<I>Stranger Things: Tales From ’85</I>: Composer Jason Nesmith creates the sonic identity for this new animated series
Marc Loftus
June 24, 2026

Stranger Things: Tales From ’85: Composer Jason Nesmith creates the sonic identity for this new animated series

Stranger Things: Tales From ’85 is a new animated series from showrunner Eric Robles and Stranger Things co-creators Matt and Ross Duffer. All 10 episodes of Season 1 are now streaming on Netflix and will have a sound familiar to fans of the long-running live-action show. The new animated show is set in 1985 and it’s a freezing winter in Hawkins, where the original characters must fight new monsters and unravel a paranormal mystery that’s terrorizing the town.

Composer/musician Jason Nesmith (http://jelmusicgroup.com) helped set the tone for the animated series by creating music for the show open, which taps the original series’ identity while also expanding on its sound palette.


“It was demanding situation in the sense that we all really, really wanted to get it right,” says Nesmith of the musical signature. “We were working really hard together on it. So that really did take up a lot of my time.”

Nesmith has built a career on creating original music for television. His credits include contributions to The Ellen DeGeneres Show, The Jennifer Hudson Show, Extra, TMZ Live, Teen Titans and RuPaul’s Drag Race.

In the case of Tales From ’85, he was called on to create a signature for the new animated version of the franchise that pays homage to the original while also establishing itself as a unique program.

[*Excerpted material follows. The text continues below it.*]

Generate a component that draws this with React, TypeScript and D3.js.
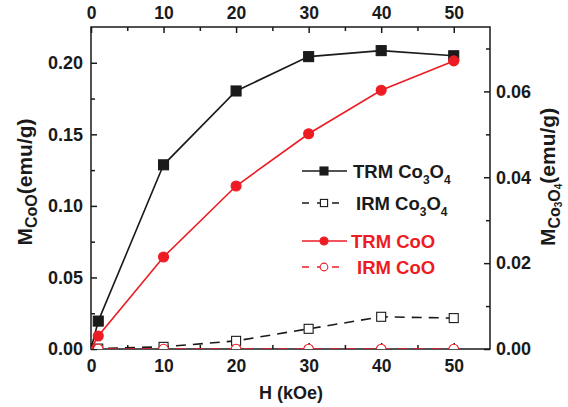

“The original Stranger Things, their theme is iconic,” notes Nesmith. “If you know the show, you know that piece of music. So, when Eric Robles, the showrunner, and the Duffer Brothers — the original creators of the show —wanted to do this animated series, Tales from '85, the theme was very, very important to them. It harkens back to the original, and has elements of the original, but then it goes into a completely new piece of music so that it separates the animated show as its own thing and sonically brands it as its own experience.”



The :24 theme fades in with the original music from Stranger Things and then kicks into Nesmith’s version while the show’s graphic unfolds. It ends with a fade out that mixes the composer’s new version with the original theme.

“That was very deliberate,” he explains. 

Nesmith received a written brief from which to begin his creative process. He then had numerous conversations with the producers, helping to gain insight into the direction necessary. 

“I think the real magic happened in our conversations back and forth,” notes the composer. “I got to speak with Eric and some of the other people on the team a lot throughout the process.”

He put together several ideas and presented them to the team, one of which really registered with them.

“Eric and the Duffer Brothers, they started to feel that one of the things I did was really getting close or in the ballpark. ‘Let's work on this one. We like this,’” he recalls them saying.



His original track consists of synths and a steady kick drum. 

“If it's something that is going be synth-centric, there's a good chance I'm going to start on the piano,” he says of his process. “For the last chunk of years, I play mostly on piano, because that's mostly where I write.”

Nesmith works out of his home studio in Los Angeles, which is equipped with a number of guitars dating back to his live performance days, as well as a rack-mounted Apple Mac Pro.

“I actually use Digital Performer,” he says of his setup. “That's my DAW. It's not the most popular DAW in the world these days, (but) I love it. I've been on it forever. I have other composer friends who are still on it too, so there's like a little network of us that talk about (it). I have a Pro Tools rig here, if I need to deliver in Pro Tools. I've messed around a little bit with Ableton…And Logic, of course, is great, but I just find Digital Performer, I've been using it for so many years that it's really become just an extension of my fingers. I can really write quickly without tech slowing me down.”
 
The mix for the Tales from ‘85 open was completed on a large stage in Burbank, and then was delivered as full mix, along with stems.

“We don't always get to do that,” he says of working on a mix stage. “I wrote the theme for Extra. They change it every couple of years. We didn't get to mix that on a big stage, but I deliver stems to them and they mix it in-house.”



Providing stems, in addition to a final mix, allows for flexibility and the option of using elements in different capacities. 

“Composing for TV — you have to be flexible and you have to really work with the production,” he says of the process. “You can't (have) the idea of saying, ‘Here's my mix and that's the final thing.’ That doesn't exist in this world. What exists is, ‘Here's the mix that I think sounds great. Now, does this work for you guys?’ And if it does, great!”

Having an idea that was so well received right out of the gate was definitely advantageous, Nesmith shares.

“I was pretty lucky in the sense that the one they liked was really close,” he says of the experience. “They liked almost everything about it. There (are) two parts to the melody. There's sort of what I call ‘phrase 1’ and ‘phrase 2.’ They had me change phrase 2 a little bit. There (were) a couple of elements that they thought may be distracting, so we pulled those out. But we did get it!”